オルタナティブ・モダン 建築の自由をひらくもの 第2回 青木淳 「そもそも多様である、そもそも装飾である」

[ architecture , cinema ]

全4回の連続講議の第2回目は青木淳を迎えて。作品としては潟博物館から一連のルイ・ヴィトンの仕事の話が中心となる。
冒頭で青木は、アミノ酸の構造の複雑さについて触れる。良く似たふたつのアミノ酸であっても、その構造には全く共通点が見つからないと言っていいほどの複雑さ、その原型のない「多様さ」が根底にあるのだと語る。もうひとつのキーワードである「装飾」の方だが、ロンドン動物園のペンギンプールとラ・トゥーレット修道院を引き合いに出す。ヴォリュームはマスとは異なり、固体ではない液体や気体の容量を表すとして、ふたつの空間にあるヴォリュームが外の世界と接する境界面に、青木は「装飾」を見い出す。「向こう側」をこちらに痛感させる存在としての「装飾」。
だがこのシンポジウムを終えて、この「多様さ」と「装飾」との間にある隔たりが浮かび上がった気がする。アミノ酸がもつパターンとして知覚することのできないパターンを現在の段階の科学技術ではコントロールできないものとして、アルゴリズムによるアプローチを彼が退けるとき、世界が本質的に持つ原型のない「多様さ」にどのようにアプローチするのか。また彼が「装飾」として用いたルイ・ヴィトン表参道のモアレにしてもカモフラージュにしても、それを形作るのはいたって規則的に配置された丸や直線といった極めて単純な幾何学的図形である。それがたとえ幾度となく繰り返して実物を作ってみるスタディによって最適を見つけだしたのだとしても、彼が拒否するアルゴリズムによるアプローチとの本質的な違いがあるとは思えない。前回のシンポジウムに出席したものには明らかに筋違いのものに思える、青木の伊東豊雄やセシル・バルモンドへの反感が議論を成り立ちえないようにしてしまうし、客席のナイーヴな質問を誘発する。
あるヴォリュームをもつ「向こう側」へ入り込むときに現れる多様さ。そのことについて考えることは「建築の自由をひらくもの」になりうると思う。しかしそこで「装飾」を構造とは一致するべきでないものとして特権的に取り出すことにどのような可能性があるのか。その辺りがいまいち良く見えない。
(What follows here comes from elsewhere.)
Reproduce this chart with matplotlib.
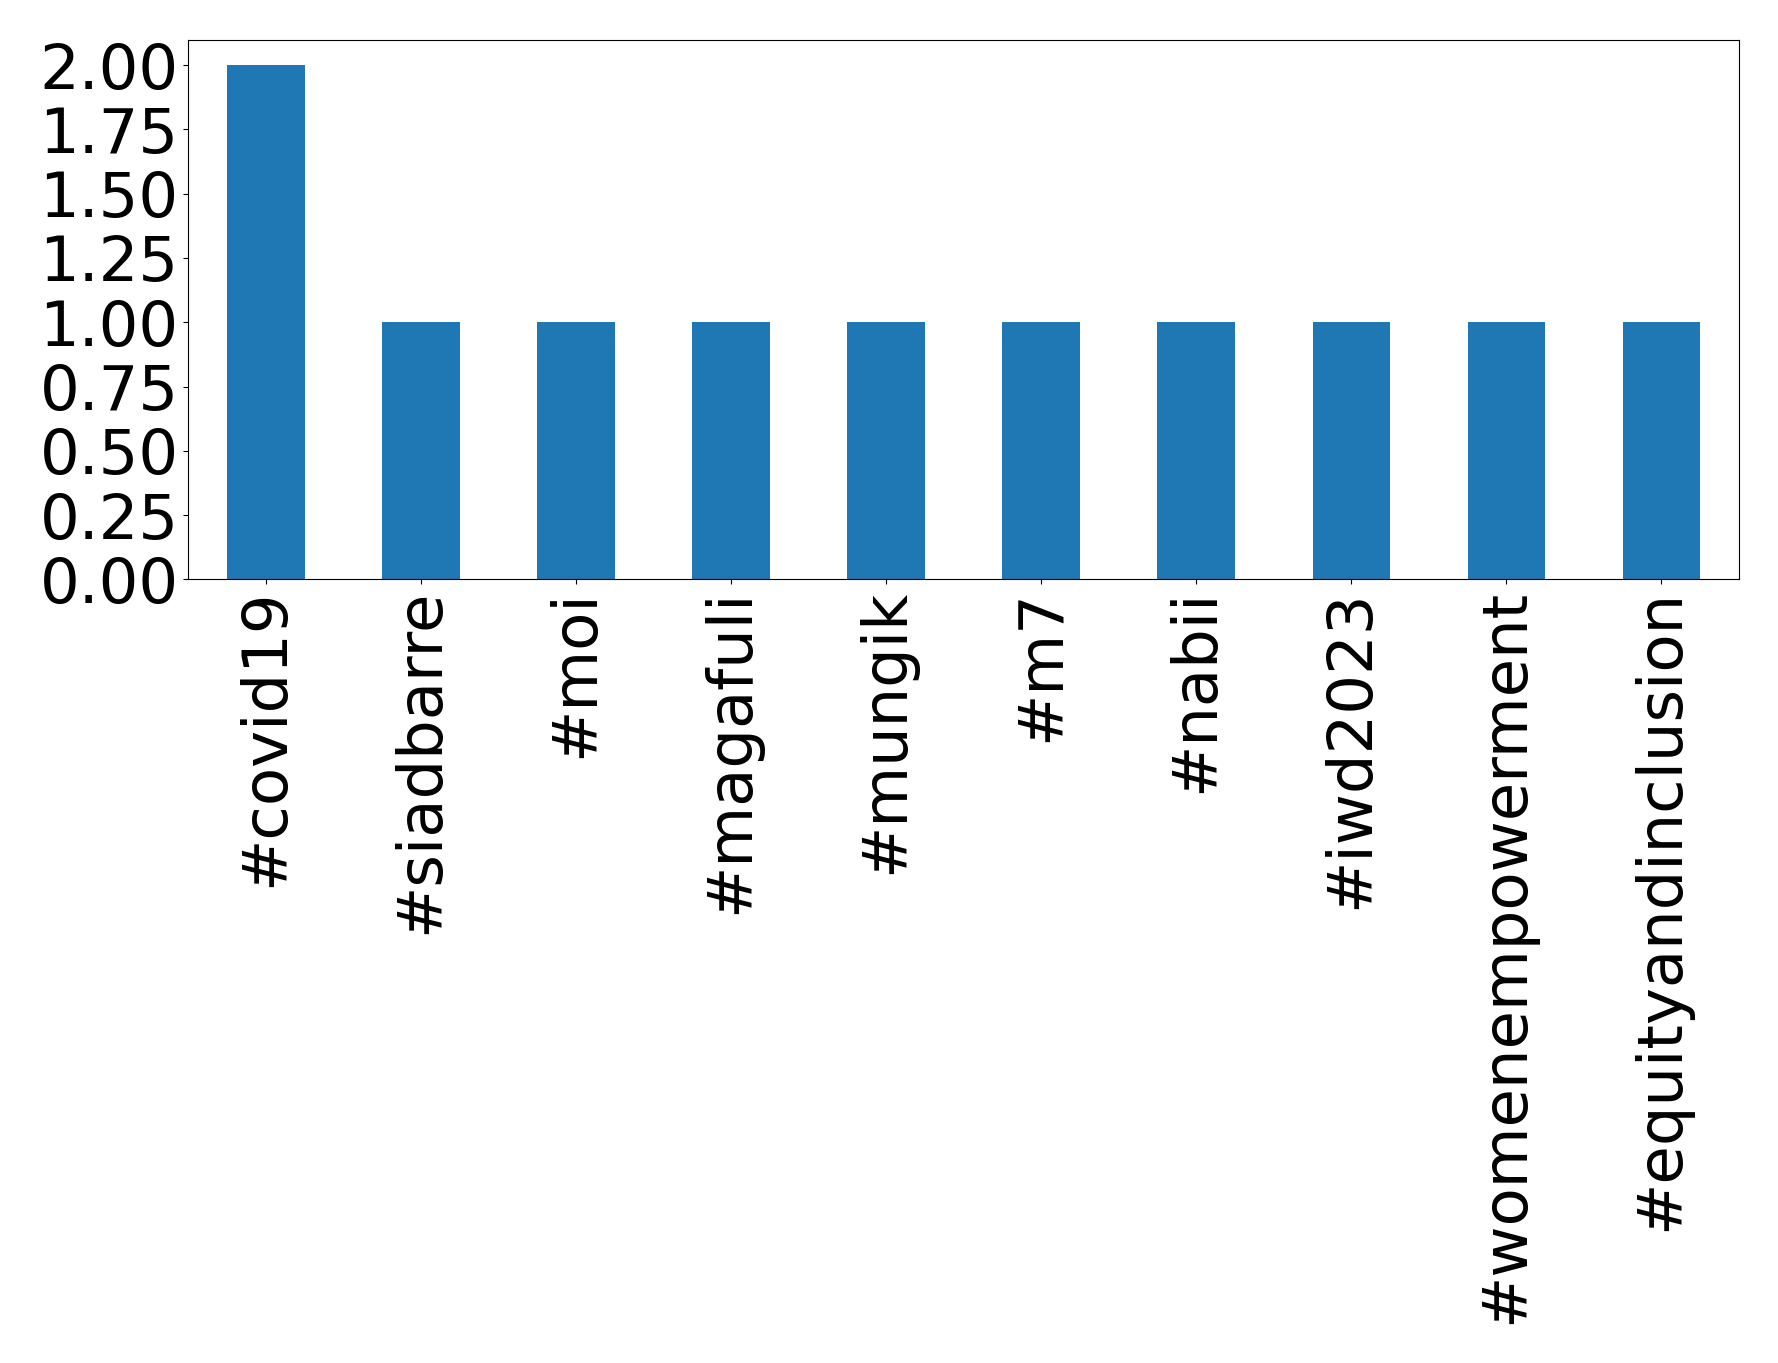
import matplotlib
matplotlib.use("Agg")
import matplotlib.pyplot as plt
import numpy as np

# hashtag counts
hashtags = ['#covid19', '#siadbarre', '#moi', '#magafuli', '#mungik',
            '#m7', '#nabii', '#iwd2023', '#womenempowerment', '#equityandinclusion']
counts = [2, 1, 1, 1, 1, 1, 1, 1, 1, 1]

fig, ax = plt.subplots(figsize=(17.78, 13.63), dpi=100)
x = np.arange(len(hashtags))
ax.bar(x, counts, width=0.5, color='#1f77b4')
ax.set_xticks(x)
ax.set_xticklabels(hashtags, rotation=90, fontsize=45)
ax.set_xlim(-0.5, len(hashtags) - 0.5)
ax.set_yticks(np.arange(0, 2.01, 0.25))
ax.set_yticklabels(['%.2f' % v for v in np.arange(0, 2.01, 0.25)], fontsize=45)
ax.set_ylim(0, 2.1)

plt.subplots_adjust(left=0.106, right=0.978, top=0.971, bottom=0.575)
plt.savefig('out.png', dpi=100)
突然だがセシル・バルモンドはこんなふうに語っている。「パターンは私にとってすべてです。パターンは抽象的なものですが、パターンの中にスケールを与えてサブ・パターンを作り、それを結びつけると現実のものができる。つまりパターンのこちら側には、具体的な確実性と呼ぶべきものがあります。たとえば、私がここに座っているのも、ごくシンプルなパターンとなっている。そしてパターンの向こう側はメタファーです。私がこちら側で何か具体的なものを建てると、それが生み出すパターンは何かと考えることで向こう側へ移動していく。パターンとは、私の思考が移動する乗り物なのです。パターンの中にある組織を見い出し、それを現実にするのが構造です。そしてその構造が、おかしな方法で建築に触れる。プログラムというのも、パターンであると考えています」。アミノ酸の原型のない「多様さ」に向きあわずに「装飾」を考えることはできないのではないか。なぜこの連続シンポジウムの第2回目が青木淳でなければならなかったのか。それが最後までつかめなかった。